Stored data
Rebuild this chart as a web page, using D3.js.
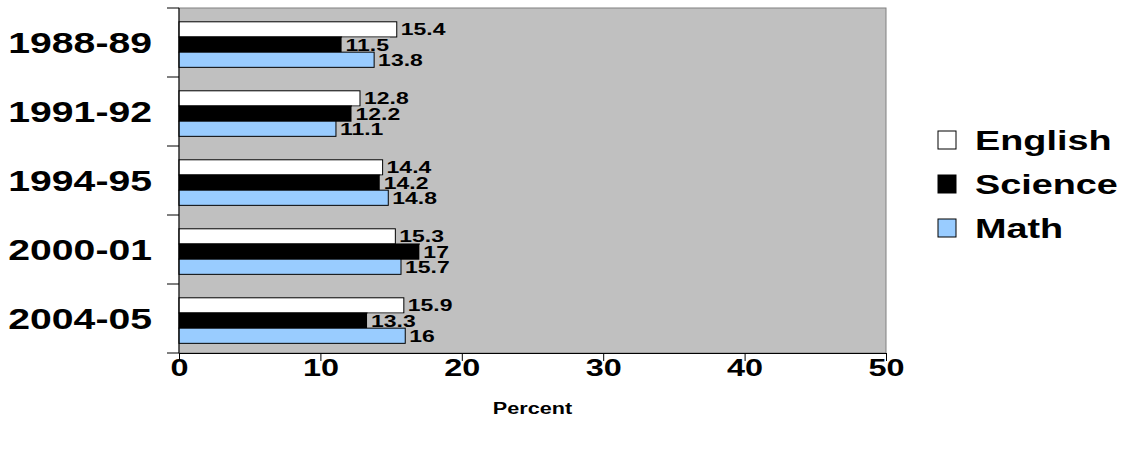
<!DOCTYPE html>
<html><head><meta charset="utf-8">
<script src="https://cdn.jsdelivr.net/npm/d3@7"></script>
<style>body{margin:0;background:#fff;font-family:"Liberation Sans",Arial,sans-serif;font-weight:bold}</style>
</head><body>
<script>
const years = ['1988-89', '1991-92', '1994-95', '2000-01', '2004-05'];
const subjects = ['English', 'Science', 'Math'];
const english = [15.4, 12.8, 14.4, 15.3, 15.9];
const science = [11.5, 12.2, 14.2, 17, 13.3];
const math = [13.8, 11.1, 14.8, 15.7, 16];
const xTicks = [0, 10, 20, 30, 40, 50];
const colors = ['#ffffff', '#000000', '#99ccff'];
const series = [english, science, math];

const svg = d3.select('body').append('svg').attr('width', 1139).attr('height', 449);
const pLeft = 179, pRight = 886, pTop = 8, pBottom = 353;
const stretch = 1.35;

function widen(sel) {
  sel.each(function () {
    const w = this.getComputedTextLength();
    d3.select(this).attr('textLength', w * stretch).attr('lengthAdjust', 'spacingAndGlyphs');
  });
  return sel;
}

const x = d3.scaleLinear().domain([0, 50]).range([pLeft, pRight]);
const y = d3.scaleBand().domain(years).range([pTop, pBottom]);
const inner = d3.scaleBand().domain(subjects).range([y.bandwidth() * 0.2, y.bandwidth() * 0.86]);

svg.append('rect').attr('x', pLeft).attr('y', pTop).attr('width', pRight - pLeft).attr('height', pBottom - pTop)
  .attr('fill', '#c0c0c0').attr('stroke', '#808080');

years.forEach((yr, i) => {
  subjects.forEach((s, j) => {
    const v = series[j][i];
    const by = y(yr) + inner(s);
    svg.append('rect').attr('x', x(0)).attr('y', by).attr('width', x(v) - x(0)).attr('height', inner.bandwidth())
      .attr('fill', colors[j]).attr('stroke', '#000').attr('stroke-width', 1);
    const t = svg.append('text').attr('x', x(v) + 4).attr('y', by + inner.bandwidth() / 2 + 6)
      .attr('font-size', 17).text(v);
    widen(t);
    if (j === 1) {
      const bb = t.node().getBBox();
      svg.insert('rect', () => t.node()).attr('x', x(v)).attr('y', bb.y + 2).attr('width', bb.width + 5).attr('height', bb.height - 3)
        .attr('fill', '#c0c0c0');
    }
  });
});

const xAxis = svg.append('g').attr('transform', `translate(0,${pBottom})`)
  .call(d3.axisBottom(x).tickValues(xTicks).tickSize(8).tickPadding(-2));
xAxis.select('.domain').attr('stroke', '#000');
widen(xAxis.selectAll('text').attr('font-size', 24).attr('font-weight', 'bold')
  .attr('font-family', '"Liberation Sans",Arial,sans-serif').attr('fill', '#000'));

// category axis with ticks at band boundaries
svg.append('line').attr('x1', pLeft).attr('x2', pLeft).attr('y1', pTop).attr('y2', pBottom).attr('stroke', '#000');
years.concat(['end']).forEach((yr, i) => {
  const ty = pTop + i * y.step();
  svg.append('line').attr('x1', pLeft - 12).attr('x2', pLeft).attr('y1', ty).attr('y2', ty).attr('stroke', '#000');
});
years.forEach(yr => {
  widen(svg.append('text').attr('x', 152).attr('y', y(yr) + y.bandwidth() / 2 + 10).attr('text-anchor', 'end')
    .attr('font-size', 29).text(yr));
});

widen(svg.append('text').attr('x', (pLeft + pRight) / 2).attr('y', 414).attr('text-anchor', 'middle')
  .attr('font-size', 16).text('Percent'));

subjects.forEach((s, j) => {
  const ly = 131 + j * 44;
  svg.append('rect').attr('x', 938).attr('y', ly).attr('width', 18).attr('height', 18)
    .attr('fill', colors[j]).attr('stroke', '#000');
  widen(svg.append('text').attr('x', 975).attr('y', ly + 19).attr('font-size', 28).text(s));
});
</script>
</body></html>
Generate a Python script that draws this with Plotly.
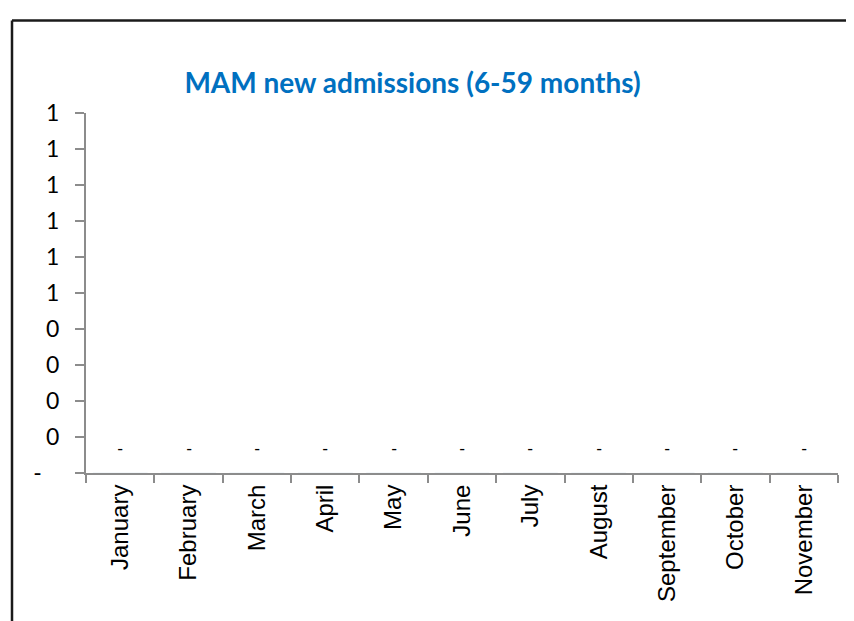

• _EXERCISE AIM_:
Pictures in the records above are left out; print everything else exactly as written.

• _OUTPUT OF THE TASK_:
Rebuild this chart as a web page, using D3.js.
<!DOCTYPE html>
<html><head><meta charset="utf-8">
<script src="https://cdn.jsdelivr.net/npm/d3@7"></script>
<style>body{margin:0;background:#fff;font-family:"Liberation Sans",Arial,sans-serif;font-weight:bold}</style>
</head><body>
<script>
const years = ['1988-89', '1991-92', '1994-95', '2000-01', '2004-05'];
const subjects = ['English', 'Science', 'Math'];
const english = [15.4, 12.8, 14.4, 15.3, 15.9];
const science = [11.5, 12.2, 14.2, 17, 13.3];
const math = [13.8, 11.1, 14.8, 15.7, 16];
const xTicks = [0, 10, 20, 30, 40, 50];
const colors = ['#ffffff', '#000000', '#99ccff'];
const series = [english, science, math];

const svg = d3.select('body').append('svg').attr('width', 1139).attr('height', 449);
const pLeft = 179, pRight = 886, pTop = 8, pBottom = 353;
const stretch = 1.35;

function widen(sel) {
  sel.each(function () {
    const w = this.getComputedTextLength();
    d3.select(this).attr('textLength', w * stretch).attr('lengthAdjust', 'spacingAndGlyphs');
  });
  return sel;
}

const x = d3.scaleLinear().domain([0, 50]).range([pLeft, pRight]);
const y = d3.scaleBand().domain(years).range([pTop, pBottom]);
const inner = d3.scaleBand().domain(subjects).range([y.bandwidth() * 0.2, y.bandwidth() * 0.86]);

svg.append('rect').attr('x', pLeft).attr('y', pTop).attr('width', pRight - pLeft).attr('height', pBottom - pTop)
  .attr('fill', '#c0c0c0').attr('stroke', '#808080');

years.forEach((yr, i) => {
  subjects.forEach((s, j) => {
    const v = series[j][i];
    const by = y(yr) + inner(s);
    svg.append('rect').attr('x', x(0)).attr('y', by).attr('width', x(v) - x(0)).attr('height', inner.bandwidth())
      .attr('fill', colors[j]).attr('stroke', '#000').attr('stroke-width', 1);
    const t = svg.append('text').attr('x', x(v) + 4).attr('y', by + inner.bandwidth() / 2 + 6)
      .attr('font-size', 17).text(v);
    widen(t);
    if (j === 1) {
      const bb = t.node().getBBox();
      svg.insert('rect', () => t.node()).attr('x', x(v)).attr('y', bb.y + 2).attr('width', bb.width + 5).attr('height', bb.height - 3)
        .attr('fill', '#c0c0c0');
    }
  });
});

const xAxis = svg.append('g').attr('transform', `translate(0,${pBottom})`)
  .call(d3.axisBottom(x).tickValues(xTicks).tickSize(8).tickPadding(-2));
xAxis.select('.domain').attr('stroke', '#000');
widen(xAxis.selectAll('text').attr('font-size', 24).attr('font-weight', 'bold')
  .attr('font-family', '"Liberation Sans",Arial,sans-serif').attr('fill', '#000'));

// category axis with ticks at band boundaries
svg.append('line').attr('x1', pLeft).attr('x2', pLeft).attr('y1', pTop).attr('y2', pBottom).attr('stroke', '#000');
years.concat(['end']).forEach((yr, i) => {
  const ty = pTop + i * y.step();
  svg.append('line').attr('x1', pLeft - 12).attr('x2', pLeft).attr('y1', ty).attr('y2', ty).attr('stroke', '#000');
});
years.forEach(yr => {
  widen(svg.append('text').attr('x', 152).attr('y', y(yr) + y.bandwidth() / 2 + 10).attr('text-anchor', 'end')
    .attr('font-size', 29).text(yr));
});

widen(svg.append('text').attr('x', (pLeft + pRight) / 2).attr('y', 414).attr('text-anchor', 'middle')
  .attr('font-size', 16).text('Percent'));

subjects.forEach((s, j) => {
  const ly = 131 + j * 44;
  svg.append('rect').attr('x', 938).attr('y', ly).attr('width', 18).attr('height', 18)
    .attr('fill', colors[j]).attr('stroke', '#000');
  widen(svg.append('text').attr('x', 975).attr('y', ly + 19).attr('font-size', 28).text(s));
});
</script>
</body></html>
Generate a Python script that draws this with Plotly.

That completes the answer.